Track 6-7 Autumn Fantasy by Minoru Miki (1930-2011) was originally written for the traditional Japanese instruments, shakuhachi and koto.  After hearing it performed, Kerstin Allvin and I arranged it for flute and harp and had the opportunity to play it for the composer while on tour in Japan.  We have aspired to retain some of the stylistic techniques of the original instruments in this lush romantic work by one of Japan’s most revered composers.

Track 8 Casilda Fantasy by flutist, Franz Doppler (1821-1883) and harpist, Antonio Zamara (1829-1901) is in the style of 19th Century salon music, a fantasy on themes from the forgotten opera, Casilda by Duke Ernst II of Saxe-Coburg.  Flutists know Doppler primarily for his popular showpiece, Hungarian Pastorale Fantasy and his many flute duets which he performed with his brother, Karl.  Antonio Zamara was from a family of harpists and taught at the Vienna Conservatory with Doppler.  The result of their collaboration is a stunning tour de force which flute and harp duos the world over love to play.

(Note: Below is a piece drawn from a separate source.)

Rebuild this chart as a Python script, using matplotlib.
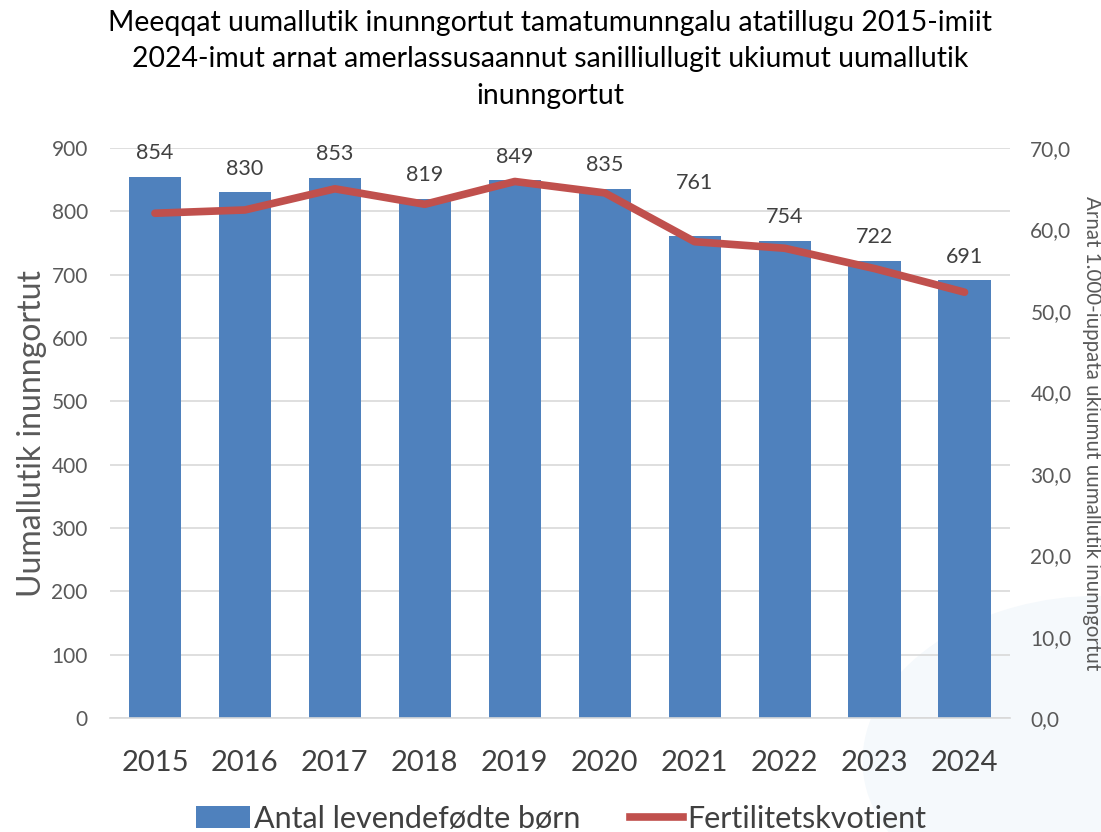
import matplotlib
matplotlib.use("Agg")
import matplotlib.pyplot as plt
from matplotlib.patches import Ellipse, Patch
from matplotlib.lines import Line2D
import numpy as np

years = ["2015", "2016", "2017", "2018", "2019", "2020", "2021", "2022", "2023", "2024"]
births = [854, 830, 853, 819, 849, 835, 761, 754, 722, 691]
fertility = [62.0, 62.4, 65.0, 63.1, 65.9, 64.5, 58.5, 57.7, 55.2, 52.3]

title = ("Meeqqat uumallutik inunngortut tamatumunngalu atatillugu 2015-imiit\n"
         "2024-imut arnat amerlassusaannut sanilliullugit ukiumut uumallutik\n"
         "inunngortut")
left_label = "Uumallutik inunngortut"
right_label = "Arnat 1.000-iuppata ukiumut uumallutik inunngortut"
legend_labels = ["Antal levendefødte børn", "Fertilitetskvotient"]

bar_color = "#4F81BD"
line_color = "#C0504D"
text_color = "#404040"
narrow = ["Lato", "DejaVu Sans"]
calib = ["Lato", "DejaVu Sans"]

fig = plt.figure(figsize=(11.01, 8.32), dpi=100)
# faint watermark shape behind everything
fig.patches.append(Ellipse((0.98, 0.10), 0.40, 0.36, angle=25, transform=fig.transFigure,
                           facecolor="#F5F9FC", edgecolor="none", zorder=-5))

ax = fig.add_axes([0.0999, 0.137, 0.817, 0.685])
ax.set_zorder(1)
ax.patch.set_alpha(0)
x = np.arange(len(years))
ax.bar(x, births, width=0.58, color=bar_color, zorder=2)
ax.set_xlim(-0.5, len(years) - 0.5)
ax.set_ylim(0, 900)
ax.set_yticks(range(0, 901, 100))
ax.grid(axis="y", color="#D9D9D9", linewidth=1.2, zorder=0)
ax.set_axisbelow(True)
for s in ax.spines.values():
    s.set_visible(False)
ax.spines["bottom"].set_visible(True)
ax.spines["bottom"].set_color("#D9D9D9")
ax.spines["bottom"].set_linewidth(1.2)
ax.tick_params(axis="both", length=0)
ax.set_xticks(x)
ax.set_xticklabels(years, fontsize=21, color=text_color, family=narrow)
ax.tick_params(axis="x", pad=23)
for lab in ax.get_yticklabels():
    lab.set_fontsize(15)
    lab.set_color("#595959")
    lab.set_family(calib)
ax.tick_params(axis="y", pad=16)
ax.set_ylabel(left_label, fontsize=23, color="#595959", family=calib, labelpad=3)

label_extra = [0, 0, 0, 0, 0, 0, 21, 0, 0, 0]
for xi, v, ex in zip(x, births, label_extra):
    ax.annotate(str(v), (xi, v), xytext=(0, 10 + ex), textcoords="offset points",
                ha="center", va="bottom", fontsize=15.5, color=text_color, family=calib)

ax2 = ax.twinx()
ax2.patch.set_alpha(0)
ax2.plot(x, fertility, color=line_color, linewidth=5.5, solid_capstyle="round",
         solid_joinstyle="round", zorder=3)
ax2.set_ylim(0, 70)
ax2.set_yticks(range(0, 71, 10))
ax2.set_yticklabels([f"{v},0" for v in range(0, 71, 10)], fontsize=15,
                    color="#595959", family=calib)
ax2.yaxis.set_tick_params(which="both", length=0, pad=15)
for s in ax2.spines.values():
    s.set_visible(False)
ax2.set_ylabel(right_label, fontsize=14.8, color="#595959", family=calib,
               rotation=-90, va="center", ha="center")
ax2.yaxis.set_label_coords(1.0915, 0.5)

fig.suptitle(title, y=0.988, fontsize=20.4, color="black", family=narrow, linespacing=1.5)

handles = [Patch(facecolor=bar_color), Line2D([0], [0], color=line_color, linewidth=5.5)]
leg = fig.legend(handles, legend_labels, loc="center", bbox_to_anchor=(0.51, 0.016),
                 ncol=2, frameon=False, columnspacing=1.6,
                 handlelength=1.75, handletextpad=0.15, prop={"family": narrow, "size": 22})
for t in leg.get_texts():
    t.set_color(text_color)

fig.savefig("out.png", dpi=100)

Track 9 Detours by Michigan composer, James Hartway (b. 1944), was commissioned by Larson/Allvin Flute and Harp Duo for our tour of Japan and China in 1988.  The three-movement work was premiered in Japan at a concert inaugurating a cultural exchange between the Sister Cities of Detroit and Toyota City.  I have included the first movement, ‘you turn’ from our world premier recording, on this CD.  Kerstin and I have performed this piece perhaps more than any other and it never ceases to be a challenge!  It also never ceases to be a joy to perform. 

The entire piece can be heard on two of James Hartway’s CDs.  Please visit his website to hear more of his music and read about his illustrious career at www.jameshartway.com.   Kerstin has also recorded many fine CDs of harp music, including her own compositions, available on CD Baby and on her website at www.kerstinallvin.com.

Tracks 10-16 were recorded by the Contemporary Baroque Trio for the album, “From Bach to Bolling” in 1981 at University Baptist Church in Coral Gables, Florida on analog tape; Peter McGrath, recording engineer.  It was a great honor to have had the opportunity to perform with such wonderful musicians as Valrie Marks Kantorski  (piano) and Lucas Drew (double bass), who comprise the other two-thirds of the trio.  The CBT had its roots in Miami, Florida when we were all involved with the University of Miami and/or the Miami Philharmonic.  The original idea for the formation of the group was to play Baroque music on modern instruments, but it evolved to include transcriptions of all genres and periods of music.  The CBT was active on the performing arts scene in South Florida in the late 1970’s and early 80’s, performed at Carnegie Recital Hall in New York City in 1980 and in Salzburg, Austria during the 1979 Salzburg Music Festival.  The tracks heard on this CD are a sampling of our work.